Why Some Yolks Are More Vibrant Than Others
There is perhaps no part of an egg more quietly scrutinized than the yolk.
A pale yellow yolk may prompt suspicion. A deep marigold-orange yolk, admiration. Somewhere over the last decade, yolk color became shorthand for quality—proof, in many minds, that a hen lived well and ate richly.
The reality, as with most natural systems, is slightly more nuanced.
Yolk color is influenced primarily by pigments called carotenoids, naturally occurring compounds found in grasses, flowers, weeds, insects, and deeply colored plants. As hens forage, these pigments accumulate gradually in the yolk, producing tones that can range from soft butter yellow to deep amber-orange.

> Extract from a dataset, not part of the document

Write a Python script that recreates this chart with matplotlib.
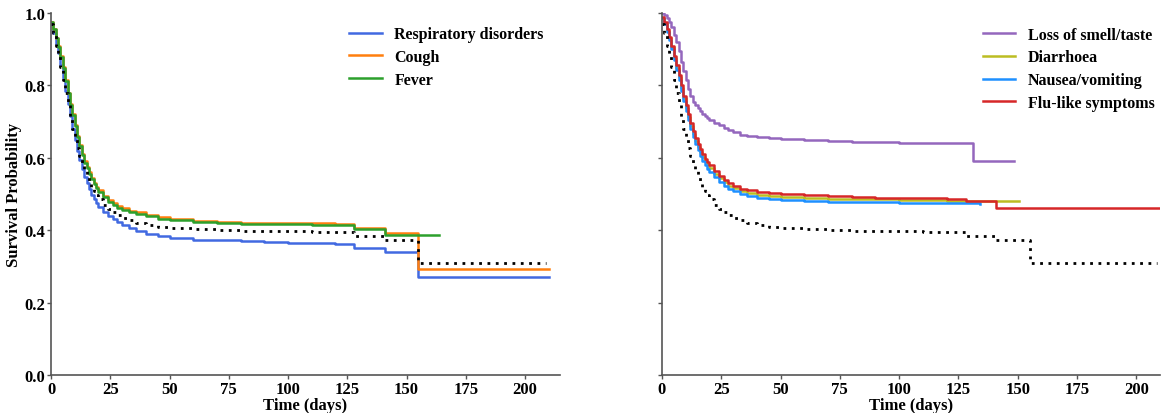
import matplotlib
matplotlib.use("Agg")
import matplotlib.pyplot as plt
import numpy as np

plt.rcParams['font.family'] = ['Liberation Serif', 'DejaVu Serif']
plt.rcParams['font.weight'] = 'bold'

# ---------------- data ----------------
t_grid = [0, 1, 2, 3, 4, 5, 6, 7, 8, 9, 10, 11, 12, 13, 14, 15, 16, 17, 18, 19, 20,
          22, 24, 26, 28, 30, 33, 36, 40, 45, 50, 60, 70, 80, 90, 100, 110, 120]

# Overall (dotted reference)
overall_s = [0.97, 0.945, 0.91, 0.88, 0.85, 0.815, 0.78, 0.745, 0.71, 0.68, 0.652, 0.627,
             0.605, 0.585, 0.566, 0.55, 0.535, 0.52, 0.507, 0.496, 0.486,
             0.47, 0.458, 0.449, 0.441, 0.435, 0.427, 0.42, 0.414, 0.409, 0.406,
             0.402, 0.40, 0.399, 0.398, 0.397, 0.396, 0.394]
overall_tail_t = [128, 141, 155, 208.7]
overall_tail_s = [0.383, 0.373, 0.31, 0.31]

# Left panel
resp_s = [0.97, 0.945, 0.915, 0.89, 0.855, 0.82, 0.785, 0.75, 0.715, 0.68, 0.65, 0.62,
          0.595, 0.57, 0.548, 0.53, 0.513, 0.498, 0.485, 0.474, 0.465,
          0.45, 0.44, 0.43, 0.422, 0.415, 0.405, 0.398, 0.39, 0.383, 0.378,
          0.374, 0.372, 0.37, 0.368, 0.366, 0.365, 0.363]
resp_tail_t = [128, 141, 155, 210]
resp_tail_s = [0.351, 0.339, 0.271, 0.271]

cough_s = [0.975, 0.955, 0.93, 0.91, 0.88, 0.85, 0.815, 0.78, 0.75, 0.72, 0.69, 0.66,
           0.635, 0.61, 0.59, 0.575, 0.56, 0.545, 0.53, 0.52, 0.51,
           0.495, 0.483, 0.475, 0.467, 0.46, 0.453, 0.449, 0.443, 0.436, 0.43,
           0.426, 0.423, 0.421, 0.421, 0.42, 0.419, 0.418]
cough_tail_t = [128, 141, 155, 210]
cough_tail_s = [0.407, 0.393, 0.294, 0.294]

fever_s = [0.975, 0.955, 0.93, 0.905, 0.878, 0.848, 0.813, 0.778, 0.747, 0.717, 0.687, 0.657,
           0.632, 0.607, 0.587, 0.571, 0.556, 0.541, 0.527, 0.516, 0.506,
           0.491, 0.479, 0.47, 0.462, 0.456, 0.449, 0.444, 0.438, 0.432, 0.427,
           0.422, 0.42, 0.418, 0.417, 0.416, 0.415, 0.414]
fever_tail_t = [128, 141, 163.6]
fever_tail_s = [0.402, 0.386, 0.386]

# Right panel
smell_s = [1.0, 0.995, 0.985, 0.975, 0.96, 0.94, 0.92, 0.895, 0.865, 0.84, 0.815, 0.79,
           0.77, 0.755, 0.745, 0.737, 0.728, 0.72, 0.715, 0.709, 0.704,
           0.696, 0.69, 0.683, 0.676, 0.67, 0.664, 0.661, 0.658, 0.655, 0.653,
           0.649, 0.646, 0.645, 0.643, 0.642, 0.641, 0.641]
smell_tail_t = [131, 148.4]
smell_tail_s = [0.591, 0.591]

diarr_s = [0.985, 0.972, 0.95, 0.93, 0.905, 0.875, 0.848, 0.822, 0.793, 0.765, 0.738, 0.712,
           0.688, 0.667, 0.647, 0.63, 0.615, 0.602, 0.59, 0.58, 0.571,
           0.556, 0.543, 0.532, 0.523, 0.516, 0.508, 0.502, 0.497, 0.494, 0.492,
           0.489, 0.487, 0.486, 0.485, 0.484, 0.483, 0.482]
diarr_tail_t = [150.5]
diarr_tail_s = [0.4815]

nausea_s = [0.985, 0.97, 0.947, 0.925, 0.9, 0.87, 0.842, 0.815, 0.785, 0.757, 0.73, 0.704,
            0.68, 0.658, 0.638, 0.621, 0.606, 0.592, 0.58, 0.57, 0.561,
            0.546, 0.533, 0.522, 0.514, 0.507, 0.499, 0.494, 0.489, 0.486, 0.484,
            0.481, 0.479, 0.478, 0.477, 0.476, 0.475, 0.474]
nausea_tail_t = [134.3]
nausea_tail_s = [0.473]

flu_s = [0.988, 0.975, 0.955, 0.935, 0.91, 0.88, 0.855, 0.83, 0.8, 0.772, 0.745, 0.72,
         0.695, 0.675, 0.655, 0.638, 0.623, 0.61, 0.598, 0.588, 0.579,
         0.564, 0.551, 0.54, 0.53, 0.523, 0.515, 0.51, 0.505, 0.502, 0.5,
         0.496, 0.494, 0.492, 0.49, 0.489, 0.488, 0.486]
flu_tail_t = [123, 128, 141, 210]
flu_tail_s = [0.485, 0.4815, 0.461, 0.461]

left_labels = ['Respiratory disorders', 'Cough', 'Fever']
right_labels = ['Loss of smell/taste', 'Diarrhoea', 'Nausea/vomiting', 'Flu-like symptoms']
x_ticks = [0, 25, 50, 75, 100, 125, 150, 175, 200]
y_ticks = [0.0, 0.2, 0.4, 0.6, 0.8, 1.0]

# ---------------- plot ----------------
fig = plt.figure(figsize=(11.69, 4.14), dpi=100)
ax1 = fig.add_axes([51 / 1169, 38 / 414, 509 / 1169, 362 / 414])
ax2 = fig.add_axes([662 / 1169, 38 / 414, 498 / 1169, 362 / 414])


def curve(ax, s, tt, ts, **kw):
    t = list(t_grid) + list(tt)
    v = list(s) + list(ts)
    ax.plot(t, v, drawstyle='steps-post', **kw)


lw = 1.8
curve(ax1, resp_s, resp_tail_t, resp_tail_s, color='#4169E1', lw=lw, label=left_labels[0])
curve(ax1, cough_s, cough_tail_t, cough_tail_s, color='#FF7F0E', lw=lw, label=left_labels[1])
curve(ax1, fever_s, fever_tail_t, fever_tail_s, color='#2CA02C', lw=lw, label=left_labels[2])
curve(ax1, overall_s, overall_tail_t, overall_tail_s, color='black', lw=2, ls=(0, (1, 2)))

curve(ax2, smell_s, smell_tail_t, smell_tail_s, color='#9467BD', lw=lw, label=right_labels[0])
curve(ax2, diarr_s, diarr_tail_t, diarr_tail_s, color='#BCBD22', lw=lw, label=right_labels[1])
curve(ax2, nausea_s, nausea_tail_t, nausea_tail_s, color='#1E90FF', lw=lw, label=right_labels[2])
curve(ax2, flu_s, flu_tail_t, flu_tail_s, color='#D62728', lw=lw, label=right_labels[3])
curve(ax2, overall_s, overall_tail_t, overall_tail_s, color='black', lw=2, ls=(0, (1, 2)))

ax1.set_xlim(0, 214.7)
ax2.set_xlim(0, 210)
for ax in (ax1, ax2):
    ax.set_ylim(0, 1.0)
    ax.set_xticks(x_ticks)
    ax.set_yticks(y_ticks)
    ax.spines['top'].set_visible(False)
    ax.spines['right'].set_visible(False)
    for sp in ('left', 'bottom'):
        ax.spines[sp].set_color('#555555')
        ax.spines[sp].set_linewidth(1.2)
    ax.tick_params(axis='both', labelsize=12, length=3, width=1, color='#555555', pad=1)
    for lab in ax.get_xticklabels() + ax.get_yticklabels():
        lab.set_fontweight('bold')
    ax.set_xlabel('Time (days)', fontsize=12, fontweight='bold', labelpad=0)

leg_kw = dict(loc='upper right', frameon=False, prop={'weight': 'bold', 'size': 11.5},
              handlelength=2.05, handletextpad=0.8, borderaxespad=0.3, labelspacing=0.42)
ax1.legend(bbox_to_anchor=(1 - 5 / 509, 1 - 2 / 362), **leg_kw)
ax2.legend(bbox_to_anchor=(1 + 6 / 498, 1 - 2.5 / 362), **leg_kw)

ax1.set_yticklabels([f'{v:.1f}' for v in y_ticks], fontweight='bold')
ax2.set_yticklabels([])
ax1.set_ylabel('Survival Probability', fontsize=12, fontweight='bold', labelpad=2)

fig.savefig('out.png', dpi=100)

Pasture diversity plays a meaningful role here. A hen moving through varied forage—clover, broadleaf weeds, herbs, seed heads, fallen greens, and insects—encounters a broader spectrum of nutrients and pigments than a hen consuming a more uniform diet alone. Seasonal shifts can influence this as well. Spring and early summer pasture often produces noticeably richer coloration than dormant winter ground.

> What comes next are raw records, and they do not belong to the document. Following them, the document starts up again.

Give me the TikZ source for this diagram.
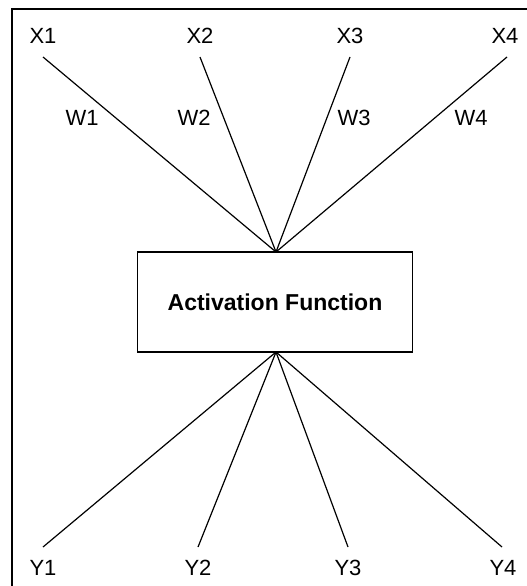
\documentclass[tikz,border=0pt]{standalone}
\usepackage{fontspec}
\setmainfont{Liberation Sans}
\begin{document}
\begin{tikzpicture}[x=1pt,y=-1pt,
  lbl/.style={font=\fontsize{22}{26}\selectfont, inner sep=0pt, anchor=base},
  wire/.style={line width=1.2pt},
  box/.style={draw, line width=1.2pt, minimum width=275pt, minimum height=100pt, inner sep=0pt, font=\bfseries\fontsize{23}{26}\selectfont}]
\useasboundingbox (0,0) rectangle (527,586);
\draw[line width=1.6pt] (12,600) -- (12,9) -- (540,9);
\node[box] (af) at (275,302) {Activation Function};
\node[lbl] (x1) at (43,44) {X1};
\node[lbl] (x2) at (200,44) {X2};
\node[lbl] (x3) at (350,44) {X3};
\node[lbl] (x4) at (505,44) {X4};
\node[lbl] (w1) at (82,125) {W1};
\node[lbl] (w2) at (194,125) {W2};
\node[lbl] (w3) at (354,125) {W3};
\node[lbl] (w4) at (471,125) {W4};
\node[lbl] (y1) at (43,575) {Y1};
\node[lbl] (y2) at (198,575) {Y2};
\node[lbl] (y3) at (348,575) {Y3};
\node[lbl] (y4) at (503,575) {Y4};
\coordinate (x1a) at (43,57);
\coordinate (x2a) at (200,57);
\coordinate (x3a) at (350,57);
\coordinate (x4a) at (507,57);
\coordinate (y1a) at (43,547);
\coordinate (y2a) at (198,547);
\coordinate (y3a) at (348,547);
\coordinate (y4a) at (502,547);
\coordinate (top) at (276,252);
\coordinate (bot) at (276,352);
\foreach \p in {x1a,x2a,x3a,x4a} \draw[wire] (\p) -- (top);
\foreach \p in {y1a,y2a,y3a,y4a} \draw[wire] (bot) -- (\p);
\end{tikzpicture}
\end{document}
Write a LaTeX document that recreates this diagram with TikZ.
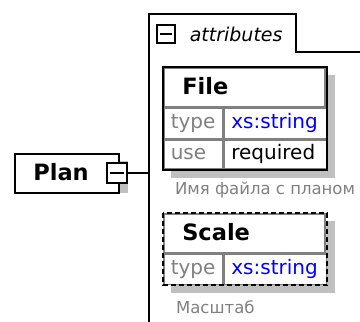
\documentclass[tikz,border=0pt]{standalone}
\usepackage{fontspec}
\setmainfont{DejaVu Sans}
\usetikzlibrary{backgrounds,calc}
\definecolor{frameLine}{HTML}{000000}
\definecolor{cellLine}{HTML}{808080}
\definecolor{keyText}{HTML}{808080}
\definecolor{typeText}{HTML}{0000FF}
\definecolor{shadowFill}{HTML}{C0C0C0}
\newcommand{\celltext}{\fontsize{20}{23}\selectfont}
\newcommand{\headtext}{\fontsize{22.5}{26}\selectfont\bfseries}

\begin{document}
\begin{tikzpicture}[
  x=1pt, y=-1pt,
  line width=1.6pt,
  elem/.style={
    draw=frameLine,
    fill=white,
    anchor=north west,
    minimum height=39pt,
    inner xsep=18.5pt,
    inner ysep=0pt,
    text width=#1,
    align=left,
    text height=16pt,
    text depth=1pt,
    font=\headtext
  },
  cell/.style={
    draw=cellLine,
    fill=white,
    anchor=north west,
    inner xsep=7pt,
    inner ysep=0pt,
    text width=#1,
    align=left,
    text height=14.5pt,
    text depth=4.5pt,
    font=\celltext
  },
  keycell/.style={cell=45pt, minimum height=30pt, text=keyText},
  valcell/.style={cell=88pt, minimum height=30pt},
  button/.style={draw=frameLine, fill=white, minimum size=#1, inner sep=0pt},
  caption/.style={anchor=west, text=keyText, font=\fontsize{16.5}{20}\selectfont},
  shade/.style={fill=shadowFill}
]
\useasboundingbox (0,0) rectangle (360,322);

% attributes container
\coordinate (attrBottom) at (149,322);
\coordinate (attrTopLeft) at (149,14);
\coordinate (attrTopRight) at (296,14);
\coordinate (attrNotch) at (296,52);
\coordinate (attrEnd) at (360,52);
\draw (attrBottom) -- (attrTopLeft) -- (attrTopRight) -- (attrNotch) -- (attrEnd);
\node[button=18pt] (attrBtn) at (166,34) {};
\draw[shorten <=3.5pt, shorten >=3.5pt] (attrBtn.west) -- (attrBtn.east);
\node[anchor=west, inner sep=0pt, font=\fontsize{19}{22}\selectfont\itshape] (attrName) at (189,34) {attributes};

% element Plan
\node[elem=67pt] (plan) at (14,153) {Plan};
\node[button=20pt] (planBtn) at (117,173) {};
\draw[shorten <=4pt, shorten >=4pt] (planBtn.west) -- (planBtn.east);
\draw (planBtn.east) -- (planBtn.east -| attrTopLeft);

% attribute File
\node[elem=124pt, draw=cellLine] (fileHead) at (163,67) {File};
\node[keycell] (fileTypeKey) at (fileHead.south west) {type};
\node[valcell, text=typeText] (fileTypeVal) at (fileTypeKey.north east) {xs:string};
\node[keycell, minimum height=29pt] (fileUseKey) at (fileTypeKey.south west) {use};
\node[valcell, minimum height=29pt] (fileUseVal) at (fileUseKey.north east) {required};
\draw[frameLine] (fileHead.north west) rectangle (fileUseVal.south east);
\node[caption] (fileNote) at (171,190) {Имя файла с планом};

% attribute Scale
\node[elem=124pt, draw=cellLine] (scaleHead) at (163,213) {Scale};
\node[keycell] (scaleTypeKey) at (scaleHead.south west) {type};
\node[valcell, text=typeText] (scaleTypeVal) at (scaleTypeKey.north east) {xs:string};
\draw[frameLine, dash pattern=on 5pt off 3pt] (scaleHead.north west) rectangle (scaleTypeVal.south east);
\node[caption] (scaleNote) at (172,307) {Масштаб};

% shadows
\begin{scope}[on background layer]
\fill[shade] ($(plan.north west)+(8,8)$) rectangle ($(planBtn.south east)+(0,9)$);
\fill[shade] ($(fileHead.north west)+(8,8)$) rectangle ($(fileUseVal.south east)+(8,8)$);
\fill[shade] ($(scaleHead.north west)+(8,8)$) rectangle ($(scaleTypeVal.south east)+(8,8)$);
\end{scope}
\end{tikzpicture}
\end{document}
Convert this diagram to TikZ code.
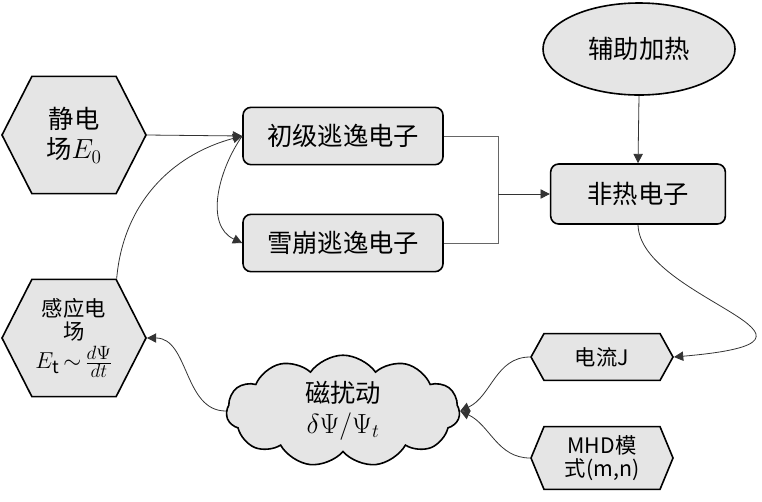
\documentclass[tikz,border=0pt]{standalone}
\usepackage{fontspec}
\setmainfont{Noto Sans CJK SC}
\usepackage{tikz}
\usetikzlibrary{shapes.geometric, shapes.symbols, arrows.meta}
\tikzstyle{hexbig} = [signal, signal to=west and east, signal pointer angle=126, minimum width=108pt,
                      minimum height=88pt, inner sep=0pt, align=center, draw=black, line width=1.2pt, fill=gray!20]
\tikzstyle{hexsm}  = [signal, signal to=west and east, signal pointer angle=122, minimum width=106.5pt,
                      minimum height=35pt, inner sep=0pt, align=center, draw=black, line width=1.2pt, fill=gray!20]
\tikzstyle{box}    = [rectangle, rounded corners=6pt, minimum width=150pt, minimum height=43pt,
                      align=center, draw=black, line width=1.2pt, fill=gray!20]
\tikzstyle{oval}   = [ellipse, minimum width=144pt, minimum height=69pt, align=center,
                      draw=black, line width=1.2pt, fill=gray!20]
\tikzstyle{puff}   = [cloud, cloud puffs=11, cloud puff arc=110, aspect=2.6, minimum width=175pt,
                      minimum height=66pt, inner sep=0pt, align=center, draw=black, line width=1.2pt, fill=gray!20]
\tikzstyle{arrow}  = [line width=0.6pt, draw=black!80, ->, >={Triangle[length=7pt,width=7pt]}]
\tikzstyle{wire}   = [line width=0.6pt, draw=black!60]
\newcommand{\bigtxt}{\fontsize{19}{23}\selectfont}
\newcommand{\smltxt}{\fontsize{16}{17}\selectfont}
\newcommand{\mth}[1]{{\fontsize{22}{23}\selectfont$#1$}}

\begin{document}
\begin{tikzpicture}[x=0.75pt, y=0.75pt, font=\bigtxt]
  \useasboundingbox (0,0) rectangle (762,-501);
  % nodes
  \node (es)   [hexbig] at (74,-135)  {静电\\场\mth{E_0}};
  \node (ie)   [hexbig, font=\smltxt] at (74,-338)
               {感应电\\场\\[3pt]{\fontsize{19}{20}\selectfont$E_{\mathrm{t}}\,{\sim}\,\frac{d\Psi}{dt}$}};
  \node (pre)  [box] at (343,-136) {初级逃逸电子};
  \node (ava)  [box] at (343,-243) {雪崩逃逸电子};
  \node (nt)   [box, minimum width=131pt, minimum height=45pt] at (638,-194) {非热电子};
  \node (heat) [oval] at (639,-49) {辅助加热};
  \node (cur)  [hexsm, font=\smltxt] at (602,-357) {电流J};
  \node (mhd)  [hexsm, font=\smltxt, minimum height=47pt, signal pointer angle=135] at (602,-458) {MHD模\\式(m,n)};
  \node (dpsi) [puff] at (343,-411) {磁扰动\\\mth{\delta\Psi/\Psi_t}};
  \coordinate (jn) at (498,-194);
  % connectors
  \draw [arrow] (es.east) -- (pre.west);
  \draw [arrow] ([xshift=32pt]ie.north) to[out=85, in=195] (pre.west);
  \draw [arrow] (pre.west) to[out=235, in=155] (ava.west);
  \draw [wire] (pre.east) -| (jn);
  \draw [wire] (ava.east) -| (jn);
  \draw [arrow] (jn) -- (nt.west);
  \draw [arrow] (heat.south) -- (nt.north);
  \draw [arrow] (nt.south) .. controls (640,-300) and (870,-340) .. (cur.east);
  \draw [arrow] (cur.west) to[out=180, in=25] (dpsi.east);
  \draw [arrow] (mhd.west) to[out=180, in=-25] (dpsi.east);
  \draw [arrow] (dpsi.west) to[out=180, in=0] (ie.east);
\end{tikzpicture}
\end{document}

Even among hens eating the same feed, variation is normal.
Age, breed, weather, stress, laying cycles, and individual foraging behavior all contribute subtle differences. Some hens simply prefer certain plants over others. Some spend more time actively ranging. Others remain close to familiar areas. No two yolks emerge exactly alike because no two hens move through the landscape in precisely the same way.
At Sisterly Farms, yolk color changes throughout the year. During periods of lush pasture growth, the yolks often deepen naturally into richer golds and oranges. During colder months, they may soften slightly in tone. Neither state is inherently “better.” Both are reflections of seasonality, environment, and the natural variability that comes with real food systems.
This is where yolk color becomes both informative and misleading.
A vibrant yolk can suggest access to pigment-rich forage or feed ingredients. It may indicate dietary diversity. It may reflect seasonal abundance. But color alone cannot fully determine nutritional value, animal welfare, freshness, or farming practices.
In commercial systems, yolk pigmentation can also be influenced intentionally through feed formulations containing natural pigment sources such as marigold petals, paprika, or alfalfa. A darker yolk does not automatically guarantee pasture access, just as a lighter yolk does not necessarily indicate poor quality.
Color tells part of the story. Not the entire one.
Still, there is something compelling about the subtle differences found in naturally produced eggs. A carton containing slightly varied shades—gold beside amber beside pale sunflower yellow—often reflects what industrial uniformity attempts to erase: environmental variation, changing seasons, and the small inconsistencies that emerge when living systems are allowed to behave naturally.
Perhaps that is part of the fascination.
The yolk becomes less a standardized product and more an observation. A small record of what a hen encountered across a field, a pasture rotation, or a particular stretch of weather.
And in that sense, the variation itself may be the most honest signal of all.